** Begin Dataset records **

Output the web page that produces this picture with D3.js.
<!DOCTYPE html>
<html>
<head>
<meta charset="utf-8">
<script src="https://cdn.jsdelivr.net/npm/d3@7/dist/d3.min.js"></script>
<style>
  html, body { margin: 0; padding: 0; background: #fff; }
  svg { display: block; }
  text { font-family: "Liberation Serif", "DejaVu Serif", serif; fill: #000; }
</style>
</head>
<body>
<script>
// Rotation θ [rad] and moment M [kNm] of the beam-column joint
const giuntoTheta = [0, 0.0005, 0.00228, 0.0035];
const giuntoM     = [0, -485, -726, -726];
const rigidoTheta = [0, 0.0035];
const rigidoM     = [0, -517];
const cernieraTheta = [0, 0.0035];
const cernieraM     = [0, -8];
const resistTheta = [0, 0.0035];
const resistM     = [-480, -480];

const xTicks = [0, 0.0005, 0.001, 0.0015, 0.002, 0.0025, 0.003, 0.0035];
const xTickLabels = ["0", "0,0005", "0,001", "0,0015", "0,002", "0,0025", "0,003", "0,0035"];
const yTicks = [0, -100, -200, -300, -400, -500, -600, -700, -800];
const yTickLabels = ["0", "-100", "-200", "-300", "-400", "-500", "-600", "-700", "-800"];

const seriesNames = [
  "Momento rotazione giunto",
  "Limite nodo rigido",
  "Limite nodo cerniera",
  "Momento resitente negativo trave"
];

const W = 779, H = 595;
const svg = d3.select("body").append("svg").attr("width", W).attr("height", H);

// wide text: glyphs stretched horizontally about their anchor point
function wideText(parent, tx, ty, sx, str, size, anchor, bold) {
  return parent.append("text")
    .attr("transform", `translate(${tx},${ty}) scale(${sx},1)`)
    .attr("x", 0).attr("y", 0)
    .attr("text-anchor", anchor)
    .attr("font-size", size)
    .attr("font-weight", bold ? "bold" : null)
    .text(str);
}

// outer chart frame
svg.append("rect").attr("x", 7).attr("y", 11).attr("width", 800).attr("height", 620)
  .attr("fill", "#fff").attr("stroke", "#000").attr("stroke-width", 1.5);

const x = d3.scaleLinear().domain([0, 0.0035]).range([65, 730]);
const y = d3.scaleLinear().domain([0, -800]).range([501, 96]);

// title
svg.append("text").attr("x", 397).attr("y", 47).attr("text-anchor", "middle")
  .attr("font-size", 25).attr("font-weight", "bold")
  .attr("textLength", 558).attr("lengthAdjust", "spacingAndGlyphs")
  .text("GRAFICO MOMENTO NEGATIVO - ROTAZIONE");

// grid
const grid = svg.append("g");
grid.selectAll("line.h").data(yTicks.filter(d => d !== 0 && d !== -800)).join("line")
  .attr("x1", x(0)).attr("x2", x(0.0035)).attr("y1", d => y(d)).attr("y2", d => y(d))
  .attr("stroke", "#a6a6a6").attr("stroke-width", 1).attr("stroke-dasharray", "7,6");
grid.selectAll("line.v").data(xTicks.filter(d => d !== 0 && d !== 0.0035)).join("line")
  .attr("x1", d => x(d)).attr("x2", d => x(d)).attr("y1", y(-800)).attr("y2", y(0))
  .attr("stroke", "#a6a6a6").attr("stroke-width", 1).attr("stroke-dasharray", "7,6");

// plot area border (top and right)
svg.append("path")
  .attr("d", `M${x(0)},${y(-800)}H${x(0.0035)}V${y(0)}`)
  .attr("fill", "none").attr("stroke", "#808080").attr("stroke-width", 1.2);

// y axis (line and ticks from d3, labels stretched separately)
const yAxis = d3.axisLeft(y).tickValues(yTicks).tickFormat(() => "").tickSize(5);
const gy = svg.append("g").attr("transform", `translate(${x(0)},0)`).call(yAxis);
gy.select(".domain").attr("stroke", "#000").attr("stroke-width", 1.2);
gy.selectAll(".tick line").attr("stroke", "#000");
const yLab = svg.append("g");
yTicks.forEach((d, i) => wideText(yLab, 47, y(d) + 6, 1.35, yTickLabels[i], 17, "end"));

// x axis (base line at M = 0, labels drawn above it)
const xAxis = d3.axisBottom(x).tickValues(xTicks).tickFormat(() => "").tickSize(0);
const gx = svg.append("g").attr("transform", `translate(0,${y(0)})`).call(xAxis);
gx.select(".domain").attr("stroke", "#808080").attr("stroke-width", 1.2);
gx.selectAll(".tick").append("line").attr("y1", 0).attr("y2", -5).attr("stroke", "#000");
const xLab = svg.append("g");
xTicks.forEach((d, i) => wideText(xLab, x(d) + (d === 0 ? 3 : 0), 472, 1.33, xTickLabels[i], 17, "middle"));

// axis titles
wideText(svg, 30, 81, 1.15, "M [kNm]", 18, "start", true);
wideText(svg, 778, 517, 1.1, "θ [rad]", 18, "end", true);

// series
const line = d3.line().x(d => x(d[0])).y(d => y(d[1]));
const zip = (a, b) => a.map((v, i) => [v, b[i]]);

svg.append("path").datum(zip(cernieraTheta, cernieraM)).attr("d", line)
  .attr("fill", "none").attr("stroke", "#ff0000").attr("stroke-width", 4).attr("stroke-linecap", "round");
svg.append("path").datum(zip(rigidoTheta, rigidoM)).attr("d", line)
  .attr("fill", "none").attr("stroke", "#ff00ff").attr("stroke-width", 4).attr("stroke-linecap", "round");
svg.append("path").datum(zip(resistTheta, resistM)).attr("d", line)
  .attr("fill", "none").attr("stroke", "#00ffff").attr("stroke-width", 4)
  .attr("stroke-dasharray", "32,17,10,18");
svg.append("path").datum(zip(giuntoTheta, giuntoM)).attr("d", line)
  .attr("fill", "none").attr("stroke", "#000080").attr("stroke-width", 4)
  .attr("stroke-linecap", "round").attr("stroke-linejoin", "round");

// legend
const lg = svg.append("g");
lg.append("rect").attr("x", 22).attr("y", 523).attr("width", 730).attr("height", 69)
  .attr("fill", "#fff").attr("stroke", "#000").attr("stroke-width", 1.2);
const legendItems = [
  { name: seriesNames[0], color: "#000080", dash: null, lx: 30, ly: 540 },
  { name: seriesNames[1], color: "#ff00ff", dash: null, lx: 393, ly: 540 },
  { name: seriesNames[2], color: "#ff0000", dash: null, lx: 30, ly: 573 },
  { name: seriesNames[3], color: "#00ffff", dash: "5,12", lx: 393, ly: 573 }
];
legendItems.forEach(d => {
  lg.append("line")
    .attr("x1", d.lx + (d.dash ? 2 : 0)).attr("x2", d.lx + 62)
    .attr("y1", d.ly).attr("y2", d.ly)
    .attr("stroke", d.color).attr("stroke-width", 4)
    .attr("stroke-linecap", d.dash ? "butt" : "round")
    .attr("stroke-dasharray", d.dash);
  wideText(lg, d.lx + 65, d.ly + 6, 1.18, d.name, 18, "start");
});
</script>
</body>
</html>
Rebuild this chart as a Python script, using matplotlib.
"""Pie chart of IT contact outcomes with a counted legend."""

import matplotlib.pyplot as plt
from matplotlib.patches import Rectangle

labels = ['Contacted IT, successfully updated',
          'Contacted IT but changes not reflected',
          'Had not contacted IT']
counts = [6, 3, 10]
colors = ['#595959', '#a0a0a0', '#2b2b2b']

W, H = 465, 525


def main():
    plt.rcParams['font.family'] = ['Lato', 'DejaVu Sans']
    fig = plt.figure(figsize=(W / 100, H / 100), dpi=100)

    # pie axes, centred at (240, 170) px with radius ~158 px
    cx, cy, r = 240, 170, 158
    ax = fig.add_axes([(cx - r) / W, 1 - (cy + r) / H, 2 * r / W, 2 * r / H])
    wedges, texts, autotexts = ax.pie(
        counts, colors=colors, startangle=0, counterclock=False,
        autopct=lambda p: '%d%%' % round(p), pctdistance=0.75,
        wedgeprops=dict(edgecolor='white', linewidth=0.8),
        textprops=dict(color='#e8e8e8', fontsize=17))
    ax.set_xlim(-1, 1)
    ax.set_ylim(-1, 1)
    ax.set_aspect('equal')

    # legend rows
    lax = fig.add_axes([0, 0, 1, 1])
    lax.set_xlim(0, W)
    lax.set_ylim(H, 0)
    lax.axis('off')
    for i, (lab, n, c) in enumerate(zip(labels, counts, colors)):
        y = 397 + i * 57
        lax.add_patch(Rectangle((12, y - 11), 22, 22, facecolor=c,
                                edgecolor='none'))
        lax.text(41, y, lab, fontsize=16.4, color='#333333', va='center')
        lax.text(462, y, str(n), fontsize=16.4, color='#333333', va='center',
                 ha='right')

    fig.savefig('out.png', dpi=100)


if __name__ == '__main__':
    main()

** End Dataset records **

> **Challenge**: Of the entries above, repeat exactly the lines from the line with "Rebuild this chart" through the line with "ax.set_aspect('equal')", both of them included.

> **Expected answer**:
Rebuild this chart as a Python script, using matplotlib.
"""Pie chart of IT contact outcomes with a counted legend."""

import matplotlib.pyplot as plt
from matplotlib.patches import Rectangle

labels = ['Contacted IT, successfully updated',
          'Contacted IT but changes not reflected',
          'Had not contacted IT']
counts = [6, 3, 10]
colors = ['#595959', '#a0a0a0', '#2b2b2b']

W, H = 465, 525


def main():
    plt.rcParams['font.family'] = ['Lato', 'DejaVu Sans']
    fig = plt.figure(figsize=(W / 100, H / 100), dpi=100)

    # pie axes, centred at (240, 170) px with radius ~158 px
    cx, cy, r = 240, 170, 158
    ax = fig.add_axes([(cx - r) / W, 1 - (cy + r) / H, 2 * r / W, 2 * r / H])
    wedges, texts, autotexts = ax.pie(
        counts, colors=colors, startangle=0, counterclock=False,
        autopct=lambda p: '%d%%' % round(p), pctdistance=0.75,
        wedgeprops=dict(edgecolor='white', linewidth=0.8),
        textprops=dict(color='#e8e8e8', fontsize=17))
    ax.set_xlim(-1, 1)
    ax.set_ylim(-1, 1)
    ax.set_aspect('equal')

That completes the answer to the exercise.